> _Directions for this task_: Pictures stay out of this copy, which runs from the first line of the material through the line containing "bQ3, bMax, bMedianLabels);".

> _Data lines_:
* * *
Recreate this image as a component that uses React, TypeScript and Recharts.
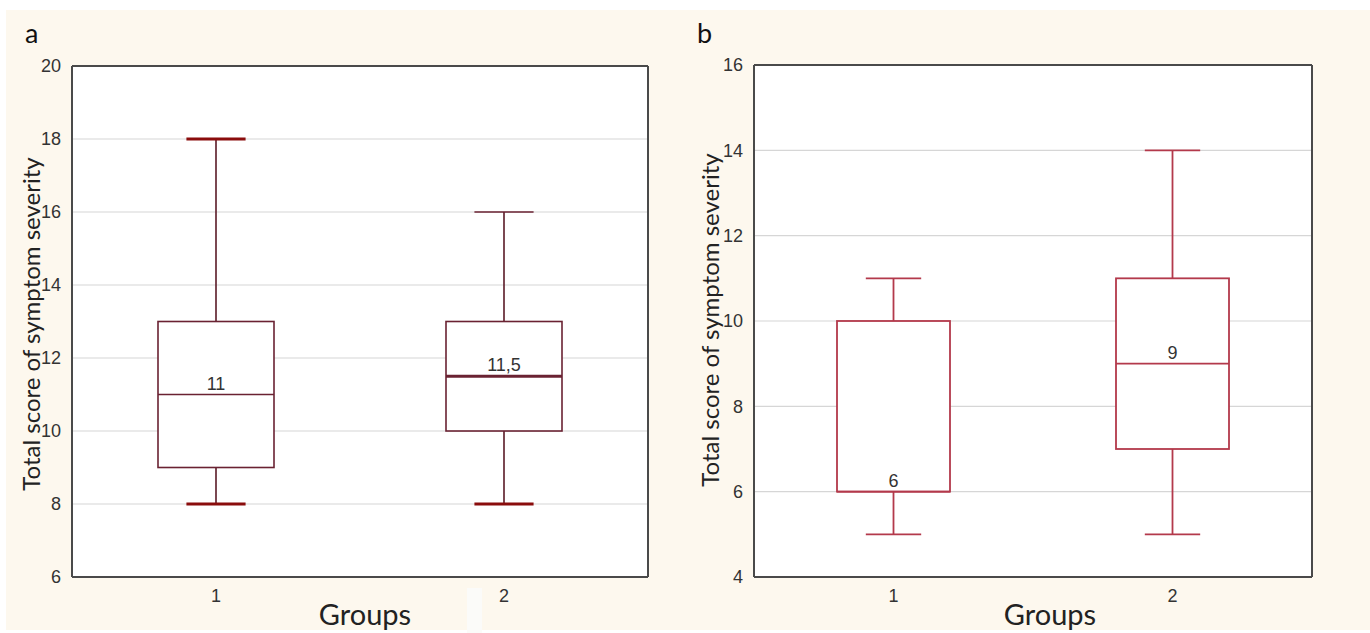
import React from 'react';
import { ComposedChart, Bar, XAxis, YAxis, CartesianGrid } from 'recharts';

// ---- Data ----
const groups = ['1', '2'];

// Panel a
const aMin = [8, 8];
const aQ1 = [9, 10];
const aMedian = [11, 11.5];
const aQ3 = [13, 13];
const aMax = [18, 16];
const aMedianLabels = ['11', '11,5'];
const aTicks = [6, 8, 10, 12, 14, 16, 18, 20];

// Panel b
const bMin = [5, 5];
const bQ1 = [6, 7];
const bMedian = [6, 9];
const bQ3 = [10, 11];
const bMax = [11, 14];
const bMedianLabels = ['6', '9'];
const bTicks = [4, 6, 8, 10, 12, 14, 16];

const build = (mn: number[], q1: number[], md: number[], q3: number[], mx: number[], lbl: string[]) =>
  groups.map((g, i) => ({ name: g, min: mn[i], q1: q1[i], median: md[i], q3: q3[i], max: mx[i], label: lbl[i] }));

const dataA = build(aMin, aQ1, aMedian, aQ3, aMax, aMedianLabels);
const dataB = build(bMin, bQ1, bMedian, bQ3, bMax, bMedianLabels);

const tickFont = "'Liberation Sans Narrow', 'Liberation Sans', Arial, sans-serif";
const titleFont = "Lato, 'Open Sans', sans-serif";

type BoxStyle = {
  box: string; boxW: number; whisker: string; whiskerW: number;
  cap: string; capTopW: number[]; capBotW: number[]; capThin: string;
  medW: number[]; capRatio: number;
};

const makeShape = (st: BoxStyle) => (props: any) => {
  const { x, y, width, height, payload, index } = props;
  const top = Math.min(y, y + height);
  const h = Math.abs(height);
  const { min, q1, median, q3, max, label } = payload;
  const py = (v: number) => top + ((max - v) / (max - min)) * h;
  const cx = x + width / 2;
  const capHalf = (width * st.capRatio) / 2;
  const yQ1 = py(q1), yQ3 = py(q3), yMed = py(median), yMin = py(min), yMax = py(max);
  const tW = st.capTopW[index], bW = st.capBotW[index];
  return (
    <g>
      <line x1={cx} x2={cx} y1={yMax} y2={yQ3} stroke={st.whisker} strokeWidth={st.whiskerW} />
      <line x1={cx} x2={cx} y1={yQ1} y2={yMin} stroke={st.whisker} strokeWidth={st.whiskerW} />
      <line x1={cx - capHalf} x2={cx + capHalf} y1={yMax} y2={yMax} stroke={tW > 2 ? st.cap : st.capThin} strokeWidth={tW} />
      <line x1={cx - capHalf} x2={cx + capHalf} y1={yMin} y2={yMin} stroke={bW > 2 ? st.cap : st.capThin} strokeWidth={bW} />
      <rect x={x} y={yQ3} width={width} height={yQ1 - yQ3} fill="#ffffff" stroke={st.box} strokeWidth={st.boxW} />
      <line x1={x} x2={x + width} y1={yMed} y2={yMed} stroke={st.box} strokeWidth={st.medW[index] ?? st.boxW} />
      <text x={cx} y={yMed - 5} textAnchor="middle" fontFamily={tickFont} fontSize={18} fill="#333">{label}</text>
    </g>
  );
};

const styleA: BoxStyle = {
  box: '#6a2232', boxW: 1.6, whisker: '#5a1a26', whiskerW: 1.6,
  cap: '#8a0c0c', capTopW: [3, 1.6], capBotW: [3, 3], capThin: '#6a2232',
  medW: [1.6, 2.8], capRatio: 0.51,
};
const styleB: BoxStyle = {
  box: '#b3394b', boxW: 1.8, whisker: '#b3394b', whiskerW: 1.8,
  cap: '#b3394b', capTopW: [1.8, 1.8], capBotW: [1.8, 1.8], capThin: '#b3394b',
  medW: [1.8, 1.8], capRatio: 0.49,
};

const axisColor = '#4a4a4a';

type PanelProps = {
  data: any[]; ticks: number[]; domain: [number, number];
  width: number; height: number; margin: any; barSize: number; st: BoxStyle;
};

const Panel = ({ data, ticks, domain, width, height, margin, barSize, st }: PanelProps) => (
  <ComposedChart width={width} height={height} data={data} margin={margin}>
    <CartesianGrid xAxisId="x" yAxisId="y" vertical={false} stroke="#d6d6d6" strokeWidth={1.2} fill="#ffffff" />
    <XAxis xAxisId="x" dataKey="name" type="category" axisLine={{ stroke: axisColor, strokeWidth: 2 }}
      tickLine={false} tickSize={0} tickMargin={12} height={30}
      tick={{ fontFamily: tickFont, fontSize: 18, fill: '#333' }} />
    <XAxis xAxisId="xb2" dataKey="name" type="category" mirror axisLine={false}
      tick={false} tickSize={5} tickLine={{ stroke: axisColor, strokeWidth: 1.5 }} height={30} />
    <XAxis xAxisId="xt" dataKey="name" type="category" orientation="top" mirror
      axisLine={{ stroke: axisColor, strokeWidth: 2 }} tick={false} tickSize={5}
      tickLine={{ stroke: axisColor, strokeWidth: 1.5 }} />
    <YAxis yAxisId="y" type="number" domain={domain} ticks={ticks} allowDataOverflow interval={0}
      axisLine={{ stroke: axisColor, strokeWidth: 2 }} tickLine={false} tickSize={0} tickMargin={11} width={60}
      tick={{ fontFamily: tickFont, fontSize: 18, fill: '#333' }} />
    <YAxis yAxisId="yl2" type="number" domain={domain} ticks={ticks} allowDataOverflow interval={0} mirror
      axisLine={false} tick={false} tickSize={4} tickLine={{ stroke: axisColor, strokeWidth: 1.5 }} />
    <YAxis yAxisId="yr" type="number" domain={domain} ticks={ticks} allowDataOverflow interval={0}
      orientation="right" mirror axisLine={{ stroke: axisColor, strokeWidth: 2 }} tick={false} tickSize={5}
      tickLine={{ stroke: axisColor, strokeWidth: 1.5 }} />
    <Bar xAxisId="x" yAxisId="y" dataKey={(d: any) => [d.min, d.max]} barSize={barSize}
      isAnimationActive={false} shape={makeShape(st)} />
  </ComposedChart>
);

const abs = (l: number, t: number, extra: any = {}): React.CSSProperties => ({ position: 'absolute', left: l, top: t, ...extra });

export default function App() {
  return (
    <div style={{ position: 'fixed', left: 0, top: 0, width: 1370, height: 633, background: '#ffffff', overflow: 'hidden' }}>
      <div style={abs(6, 10, { width: 1364, height: 620, background: '#fdf8ee' })} />
      <div style={abs(467, 588, { width: 15, height: 45, background: '#fbfbf9' })} />

      {/* Panel a */}
      <div style={abs(0, 0)}>
        <Panel data={dataA} ticks={aTicks} domain={[6, 20]} width={680} height={633}
          margin={{ top: 66, right: 32, bottom: 26, left: 12 }} barSize={116} st={styleA} />
      </div>
      {/* Panel b */}
      <div style={abs(680, 0)}>
        <Panel data={dataB} ticks={bTicks} domain={[4, 16]} width={690} height={633}
          margin={{ top: 65, right: 58, bottom: 26, left: 14 }} barSize={113} st={styleB} />
      </div>

      {/* Panel letters */}
      <div style={abs(25, 18, { fontFamily: titleFont, fontSize: 27, color: '#111', lineHeight: '30px' })}>a</div>
      <div style={abs(697, 18, { fontFamily: titleFont, fontSize: 27, color: '#111', lineHeight: '30px' })}>b</div>

      {/* Y titles */}
      <div style={abs(30, 324, { transform: 'translate(-50%, -50%) rotate(-90deg)', whiteSpace: 'nowrap', fontFamily: titleFont, fontSize: 24, color: '#222' })}>
        Total score of symptom severity
      </div>
      <div style={abs(709, 320, { transform: 'translate(-50%, -50%) rotate(-90deg)', whiteSpace: 'nowrap', fontFamily: titleFont, fontSize: 24, color: '#222' })}>
        Total score of symptom severity
      </div>

      {/* X titles */}
      <div style={abs(365, 613, { transform: 'translate(-50%, -50%)', whiteSpace: 'nowrap', fontFamily: titleFont, fontSize: 29, color: '#222' })}>Groups</div>
      <div style={abs(1050, 613, { transform: 'translate(-50%, -50%)', whiteSpace: 'nowrap', fontFamily: titleFont, fontSize: 29, color: '#222' })}>Groups</div>
    </div>
  );
}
* * *
> _The reply_:
Recreate this image as a component that uses React, TypeScript and Recharts.
import React from 'react';
import { ComposedChart, Bar, XAxis, YAxis, CartesianGrid } from 'recharts';

// ---- Data ----
const groups = ['1', '2'];

// Panel a
const aMin = [8, 8];
const aQ1 = [9, 10];
const aMedian = [11, 11.5];
const aQ3 = [13, 13];
const aMax = [18, 16];
const aMedianLabels = ['11', '11,5'];
const aTicks = [6, 8, 10, 12, 14, 16, 18, 20];

// Panel b
const bMin = [5, 5];
const bQ1 = [6, 7];
const bMedian = [6, 9];
const bQ3 = [10, 11];
const bMax = [11, 14];
const bMedianLabels = ['6', '9'];
const bTicks = [4, 6, 8, 10, 12, 14, 16];

const build = (mn: number[], q1: number[], md: number[], q3: number[], mx: number[], lbl: string[]) =>
  groups.map((g, i) => ({ name: g, min: mn[i], q1: q1[i], median: md[i], q3: q3[i], max: mx[i], label: lbl[i] }));

const dataA = build(aMin, aQ1, aMedian, aQ3, aMax, aMedianLabels);
const dataB = build(bMin, bQ1, bMedian, bQ3, bMax, bMedianLabels);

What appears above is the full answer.